Five nations have been singled out by U.S. lawmakers who say the specified countries have showed little effort to stifle widespread piracy.
The bipartisan caucus of more than 50 members of the House of Representatives and Senate targeted the following nations that reportedly don’t do enough to prevent music, movie and software piracy: Canada, China, Mexico, Russia and Spain. Each nation faces little reprimand from the U.S. due to this piracy, especially China, Mexico and Russia, however, legislators may try to put pressure on Canada and Spain to show more interest in kicking pirates off the Internet.
“We are losing billions and billions of dollars because of the lack of intellectual property protections,” Senator Orrin Hatch (R, Utah) recently said. “These five countries have been robbing Americans.”
The BSA recently said piracy costs upwards of $51 billion per year, though the number has been highly criticized by PC users.
The lawmakers also criticized several websites that host or link to pirated material: China’s Baidu, Canada’s isoHunt, Germany’s Rapidshare, Luxembourg’s RMX4U, Sweden’s Pirate Bay, and the Ukrainian MP3fiesta website.

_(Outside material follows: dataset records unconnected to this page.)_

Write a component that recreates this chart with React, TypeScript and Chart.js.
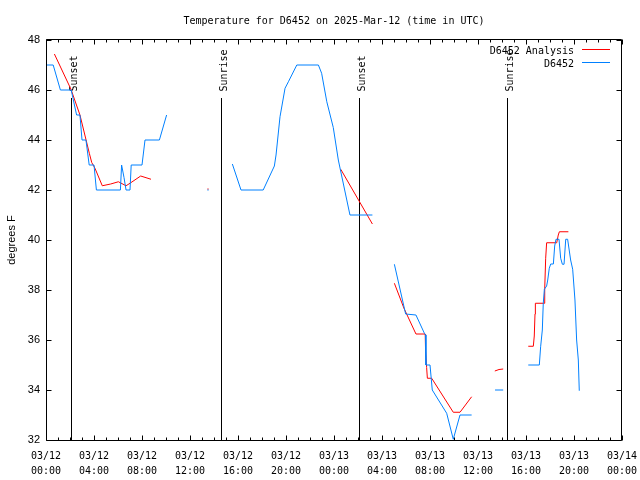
import React, { useEffect, useRef } from "react";
import { Chart, registerables } from "chart.js";

Chart.register(...registerables);

const chartTitle = "Temperature for D6452 on 2025-Mar-12 (time in UTC)";
const yAxisTitle = "degrees F";
const seriesNames = ["D6452 Analysis", "D6452"];
const seriesColors = ["#ff0000", "#0080ff"];

const xTickLabels = [
  ["03/12", "00:00"], ["03/12", "04:00"], ["03/12", "08:00"], ["03/12", "12:00"],
  ["03/12", "16:00"], ["03/12", "20:00"], ["03/13", "00:00"], ["03/13", "04:00"],
  ["03/13", "08:00"], ["03/13", "12:00"], ["03/13", "16:00"], ["03/13", "20:00"],
  ["03/14", "00:00"],
];

// hours since 03/12 00:00 UTC; null temperature = gap in the record
const analysisHours = [
  0.7, 2.08, 2.83, 3.61, 3.81, 4.08, 4.69, 5.39, 6.03, 6.67, 7.0, 7.89, 8.75,
  11,
  13.45, 13.55,
  19,
  24.56, 27.2,
  28,
  29.03, 29.83, 30.83, 31.6, 31.63, 31.72, 31.78, 32.14, 33.94, 34.5, 35.47,
  36.5,
  37.4, 37.75, 38.1,
  39,
  40.19, 40.61, 40.69, 40.75, 40.78, 41.5, 41.56, 41.64, 41.72, 42.56, 42.69, 42.78, 43.53,
];
const analysisTemps = [
  47.44, 46.03, 45.0, 43.47, 43.1, 42.87, 42.17, 42.24, 42.33, 42.17, 42.27, 42.56, 42.43,
  null,
  42.04, 42.04,
  null,
  42.83, 40.64,
  null,
  38.27, 37.27, 36.24, 36.24, 35.6, 34.9, 34.47, 34.47, 33.11, 33.11, 33.73,
  null,
  34.76, 34.82, 34.84,
  null,
  35.75, 35.75, 36.16, 37.04, 37.47, 37.47, 38.07, 39.27, 39.89, 39.89, 40.2, 40.33, 40.33,
];

const stationHours = [
  0, 0.6, 1.2, 2.1, 2.55, 2.83, 3.0, 3.33, 3.6, 4.0, 4.2, 6.2, 6.3, 6.5, 6.67, 7.0, 7.1, 8.0, 8.25, 9.45, 10.05,
  12,
  13.45, 13.55,
  14.5,
  15.53, 16.25, 18.1, 19.03, 19.17, 19.5, 19.92, 20.2, 20.9, 22.7, 22.97, 23.4, 23.94, 24.36, 25.33, 27.2,
  28,
  29.03, 29.97, 30.83, 31.53, 31.64, 31.66, 32.0, 32.19, 33.39, 33.94, 34.5, 35.47,
  36.5,
  37.42, 38.1,
  39,
  40.19, 41.11, 41.22, 41.36, 41.44, 41.53, 41.72, 41.81, 41.94, 42.06, 42.28, 42.39, 42.5, 42.75,
  42.89, 43.03, 43.17, 43.31, 43.47, 43.72, 43.89, 44.08, 44.22, 44.36, 44.44,
];
const stationTemps = [
  47, 47, 46, 46, 45, 45, 44, 44, 43, 43, 42, 42, 43, 42.5, 42, 42, 43, 43, 44, 44, 45,
  null,
  42, 42,
  null,
  43.04, 42, 42, 42.96, 43.4, 44.93, 46.07, 46.33, 47, 47, 46.67, 45.53, 44.5, 43.2, 41, 41,
  null,
  39.03, 37.04, 37, 36.27, 36.2, 35, 35, 34, 33.07, 32.03, 33, 33,
  null,
  34, 34,
  null,
  35, 35, 35.73, 36.4, 37.47, 38.03, 38.16, 38.4, 38.87, 39.04, 39.04, 39.76, 40.03, 40.03,
  39.27, 39.03, 39.03, 40.03, 40.03, 39.2, 38.83, 37.6, 36, 35.2, 33.97,
];

const eventHours = [2.1, 14.55, 26.1, 38.45];
const eventLabels = ["Sunset", "Sunrise", "Sunset", "Sunrise"];

const MONO = "'DejaVu Sans Mono', monospace";
const SANS = "'Liberation Sans', Arial, sans-serif";

const decorPlugin = {
  id: "decor",
  beforeDatasetsDraw(chart: any) {
    const { ctx, chartArea: a, scales } = chart;
    const x = scales.x;
    ctx.save();
    ctx.strokeStyle = "#000";
    ctx.fillStyle = "#000";
    ctx.lineWidth = 1;
    ctx.font = `10px ${MONO}`;
    eventHours.forEach((h, i) => {
      const px = Math.round(x.getPixelForValue(h)) + 0.5;
      ctx.beginPath();
      ctx.moveTo(px, a.top + 58);
      ctx.lineTo(px, a.bottom);
      ctx.stroke();
      ctx.save();
      ctx.translate(px + 5, a.top + 51.5);
      ctx.rotate(-Math.PI / 2);
      ctx.textAlign = "left";
      ctx.textBaseline = "alphabetic";
      ctx.fillText(eventLabels[i], 0, 0);
      ctx.restore();
    });
    ctx.restore();
  },
  afterDatasetsDraw(chart: any) {
    const { ctx, chartArea: a, scales } = chart;
    const x = scales.x;
    const y = scales.y;
    ctx.save();
    ctx.strokeStyle = "#000";
    ctx.fillStyle = "#000";
    ctx.lineWidth = 1;
    const L = a.left + 0.5;
    const R = a.right - 0.5;
    const T = a.top - 0.5;
    const B = a.bottom + 0.5;
    ctx.beginPath();
    ctx.rect(L, T, R - L, B - T);
    ctx.stroke();
    // ticks (inward, both sides)
    ctx.beginPath();
    for (let h = x.min; h <= x.max; h += 1) {
      const px = Math.round(x.getPixelForValue(h)) + 0.5;
      const len = h % 4 === 0 ? 5 : 3;
      ctx.moveTo(px, B);
      ctx.lineTo(px, B - len);
      ctx.moveTo(px, T);
      ctx.lineTo(px, T + len);
    }
    y.ticks.forEach((t: any) => {
      const py = Math.round(y.getPixelForValue(t.value)) + 0.5;
      ctx.moveTo(L, py);
      ctx.lineTo(L + 5, py);
      ctx.moveTo(R, py);
      ctx.lineTo(R - 5, py);
    });
    ctx.stroke();

    // title
    ctx.font = `10px ${MONO}`;
    ctx.textAlign = "center";
    ctx.textBaseline = "alphabetic";
    ctx.fillText(chartTitle, (a.left + a.right) / 2, 24);

    // y-axis title
    ctx.save();
    ctx.font = `11px ${SANS}`;
    ctx.translate(14.5, (a.top + a.bottom) / 2);
    ctx.rotate(-Math.PI / 2);
    ctx.textAlign = "center";
    ctx.fillText(yAxisTitle, 0, 0);
    ctx.restore();

    // legend
    ctx.font = `10px ${MONO}`;
    ctx.textAlign = "right";
    seriesNames.forEach((name, i) => {
      const ly = a.top + 9.5 + i * 13;
      ctx.fillStyle = "#000";
      ctx.fillText(name, a.right - 48, ly + 4);
      ctx.strokeStyle = seriesColors[i];
      ctx.beginPath();
      ctx.moveTo(a.right - 40, ly);
      ctx.lineTo(a.right - 12, ly);
      ctx.stroke();
    });
    ctx.restore();
  },
};

function toPoints(hours: number[], temps: (number | null)[]) {
  return hours.map((h, i) => ({ x: h, y: temps[i] }));
}

export default function App() {
  const ref = useRef<HTMLCanvasElement | null>(null);
  useEffect(() => {
    if (!ref.current) return;
    const chart = new Chart(ref.current, {
      type: "line",
      data: {
        datasets: [
          {
            label: seriesNames[0],
            data: toPoints(analysisHours, analysisTemps) as any,
            borderColor: seriesColors[0],
            backgroundColor: seriesColors[0],
            borderWidth: 1,
            pointRadius: 0,
            tension: 0,
            spanGaps: false,
            order: 1,
          },
          {
            label: seriesNames[1],
            data: toPoints(stationHours, stationTemps) as any,
            borderColor: seriesColors[1],
            backgroundColor: seriesColors[1],
            borderWidth: 1,
            pointRadius: 0,
            tension: 0,
            spanGaps: false,
            order: 0,
          },
        ],
      },
      options: {
        animation: false,
        responsive: true,
        maintainAspectRatio: false,
        layout: { padding: { left: 0, top: 40, right: 18, bottom: 0 } },
        plugins: {
          legend: { display: false },
          tooltip: { enabled: false },
          title: { display: false },
        },
        scales: {
          x: {
            type: "linear",
            min: 0,
            max: 48,
            border: { display: false },
            grid: { display: false, drawTicks: false },
            ticks: {
              stepSize: 4,
              padding: 9,
              autoSkip: false,
              maxRotation: 0,
              color: "#000",
              font: { family: MONO, size: 10, lineHeight: 1.5 },
              callback: (v: any) => xTickLabels[Math.round(Number(v) / 4)],
            },
            afterFit: (s: any) => {
              s.height = 40;
              s.paddingLeft = 0;
              s.paddingRight = 0;
            },
          },
          y: {
            type: "linear",
            min: 32,
            max: 48,
            border: { display: false },
            grid: { display: false, drawTicks: false },
            ticks: {
              stepSize: 2,
              padding: 6,
              color: "#000",
              font: { family: SANS, size: 11 },
            },
            afterFit: (s: any) => {
              s.width = 46;
              s.paddingTop = 0;
              s.paddingBottom = 0;
            },
          },
        },
      },
      plugins: [decorPlugin],
    });
    return () => chart.destroy();
  }, []);
  return (
    <div style={{ position: "fixed", left: 0, top: 0, width: 640, height: 480, background: "#fff" }}>
      <canvas ref={ref} />
    </div>
  );
}
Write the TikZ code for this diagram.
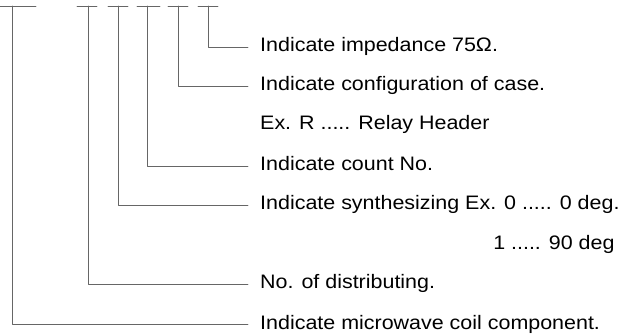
\documentclass[tikz,border=0pt]{standalone}
\usepackage{fontspec}
\setmainfont{Liberation Sans}[FakeStretch=1.1]
\begin{document}
\begin{tikzpicture}[x=1pt, y=-1pt, line join=round, line cap=round,
	lead/.style={draw=black!60, line width=0.6pt},
	txt/.style={anchor=base west, inner sep=0pt, text height=14pt, text depth=4pt,
		font=\fontsize{19.5}{22}\selectfont}]
	\def\xt{260} % left edge of the texts
	\useasboundingbox (0,0) rectangle (623,336);
	% code blanks at the top
	\draw[lead] (0,6)--(36,6) (77,6)--(97,6) (108,6)--(128,6)
		(137,6)--(160,6) (168,6)--(188,6) (198,6)--(218,6);
	\coordinate (mw) at (12,6);
	\coordinate (dist) at (88,6);
	\coordinate (syn) at (118,6);
	\coordinate (cnt) at (147,6);
	\coordinate (cfg) at (178,6);
	\coordinate (imp) at (208,6);
	% labels
	\node[txt] (limp) at (\xt,52) {Indicate impedance 75Ω.};
	\node[txt] (lcfg) at (\xt,91) {Indicate configuration of case.};
	\node[txt] (lex) at (\xt,130) {Ex. R ..... Relay Header};
	\node[txt] (lcnt) at (\xt,171) {Indicate count No.};
	\node[txt] (lsyn) at (\xt,210) {Indicate synthesizing Ex. 0 ..... 0 deg.};
	\node[txt, anchor=base east] (ldeg) at ([xshift=-5pt]lsyn.base east |- 0,250) {1 ..... 90 deg};
	\node[txt] (ldist) at (\xt,289) {No. of distributing.};
	\node[txt] (lmw) at (\xt,329) {Indicate microwave coil component.};
	% leaders
	\foreach \c/\l in {imp/limp, cfg/lcfg, cnt/lcnt, syn/lsyn, dist/ldist, mw/lmw}
		\draw[lead] (\c) |- ([xshift=-12pt]\l.west);
\end{tikzpicture}
\end{document}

The Pirate Bay was recently taken down again, but the group moved to a new bandwidth provider and the website & services are now up and running again.
Piracy is a major issue for copyright holders, but its stronger ties to the political world has shocked some journalists. Last spring, the Motion Picture Association (MPA) funded a study that essentially tied film piracy to organized crime and terrorism. Former Attorney General Michael Musakey and others supported the idea.
So what can they do to curb piracy? Try to put political pressure on countries supporting piracy, while also working with Visa, Mastercard and other credit card/payment services to crackdown on payments related to counterfeit goods.
It still seems like a big waste of time to have all of these politicians and copyright officials meet together just to single out a few nations and websites that support piracy. Perhaps it would have been good to have members of the Electronic Frontier Foundation (EFF) present to discuss the matter from a different view point.